There's a bleak synchronicity in today's news. North Korea is threatening to 'turn the US mainland into a theatre of nuclear war'. The move came after Donald Trump threatened Pyongyang with 'fire and fury' after it promised to make the US 'pay a price' after the latest sanctions. The world has probably not been closer to nuclear war for decades. Given the temperaments of the two men responsible for the crisis, no one can see a good outcome.

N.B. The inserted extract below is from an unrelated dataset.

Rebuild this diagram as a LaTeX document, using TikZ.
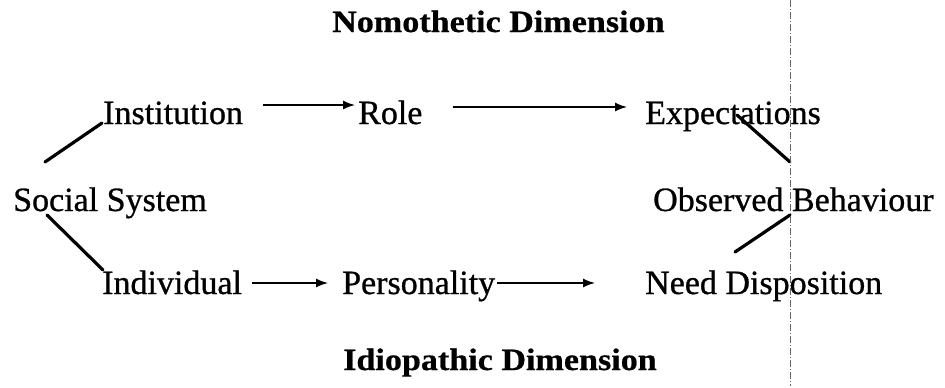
\documentclass[tikz,border=0pt]{standalone}
\usepackage{fontspec}
\setmainfont{Liberation Serif}[FakeBold=1.2]
\newfontfamily\plainfont{Liberation Serif}[FakeBold=0.8]
\newfontfamily\headfont{Liberation Serif Bold}[FakeStretch=1.1, FakeBold=0.6]
\usetikzlibrary{arrows.meta, positioning, calc}
\tikzset{
  every picture/.style={x=1pt, y=-1pt, font=\plainfont\fontsize{34}{40}\selectfont},
  term/.style={inner sep=0pt, anchor=base west},
  title/.style={term, font=\headfont\fontsize{31}{36}\selectfont},
  arrow/.style={-{Latex[length=12pt, width=9pt]}, line width=1.4pt},
  link/.style={line width=3.2pt, line cap=round},
  margin/.style={draw=black!60, line width=0.5pt, dash pattern=on 7pt off 2pt on 1pt off 2pt},
}
\begin{document}
\begin{tikzpicture}
  \useasboundingbox (0,0) rectangle (945,388);
  % titles
  \node[title] (nomo) at (332,32) {Nomothetic Dimension};
  \node[title] (idio) at (343,370) {Idiopathic Dimension};
  % nomothetic row
  \node[term] (inst) at (103,124) {Institution};
  \node[term] (role) at (358,124) {Role};
  \node[term] (expe) at (645,124) {Expectations};
  % middle
  \node[term] (soc) at (13,211) {Social System};
  \node[term] (obs) at (653,211) {Observed Behaviour};
  % idiographic row
  \node[term] (indi) at (102,294) {Individual};
  \node[term] (pers) at (342,294) {Personality};
  \node[term] (need) at (645,294) {Need Disposition};
  % arrows
  \draw[arrow] ([shift={(20,-19)}]inst.base east) -- ([shift={(-3,-19)}]role.base west);
  \draw[arrow] ([shift={(30,-17)}]role.base east) -- ([shift={(-18,-17)}]expe.base west);
  \draw[arrow] ([shift={(10,-11)}]indi.base east) -- ([shift={(-14,-11)}]pers.base west);
  \draw[arrow] ([shift={(2,-11)}]pers.base east) -- ([shift={(-50,-11)}]need.base west);
  % links
  \draw[link] ([shift={(32,-49)}]soc.base west) -- ([shift={(-1,-1)}]inst.base west);
  \draw[link] ([shift={(34,4)}]soc.base west) -- ([shift={(1,-24)}]indi.base west);
  \draw[link] ([shift={(92,-9)}]expe.base west) -- ([shift={(137,-49)}]obs.base west);
  \draw[link] ([shift={(137,4)}]obs.base west) -- ([shift={(90,-42)}]need.base west);
  % page edge
  \draw[margin] (790,0) -- (790,386);
\end{tikzpicture}
\end{document}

And today is the anniversary of the destruction of Nagasaki, the act that brought the Second World War to a close. It doesn't have the resonance of Hiroshima Day – everyone knows August 6 – but it is if anything an even more poignant memory for Christians. The poignancy comes from the location of ground zero: it was close to the Urakami Cathedral, which was packed with worshippers, all of whom were killed. They were the descendants of the Hidden Christians who had preserved their faith through centuries of persecution, now exterminated by the weaponry of a Christian nation.
As the priest who blessed the bomb confessed to film-maker Michael Moore: 'Nagasaki was a Catholic city, the only majority Christian city in Japan. The pilot of the plane was a Catholic. And we obliterated the lives of forty thousand fellow Catholics, seventy-three thousand in all. There were three orders of nuns in Japan, all based in Nagasaki. Every last one of them was vaporized. Not a single nun from any of the three orders was alive. And I blessed that.'
Arguments about whether it was right to use the bomb continue to rage. The only consensus is that it was a terrible, terrible thing that must never be repeated. What has driven the proliferation of nuclear weapons since then is not the desire to use them, but the fear that they will be used. What has prevented their use is a balance between fear and trust.
Now that balance is in doubt, on both sides. Neither Kim Jong Un or Donald Trump can be trusted to say exactly what they mean, and each feels genuinely – and rightly – threatened by the other.
The consequence could be the deaths of millions.
If ever there was a day for stepping back and looking at the lessons of the past, it's today. And it shouldn't need saying, but for a Christian pastor to encourage President Trump to use 'whatever means necessary – including war' against North Korea on the basis of a biblical text, as Robert Jeffress has done, is nothing less than abhorrent.
On today of all days, Christians should not be encouraging nuclear war. We should be resisting the rhetoric that provides simplistic solutions to complex situations. We should be reminding pulpit and armchair warriors that the 'enemy' are children of God, infinitely precious to him, not counters in an ideological board game.
Trump, and Kim, don't need encouragment to act rashly. They need restraint. If diplomacy fails now, the world will be blighted for generations. Now, if ever, Christians should be peacemakers.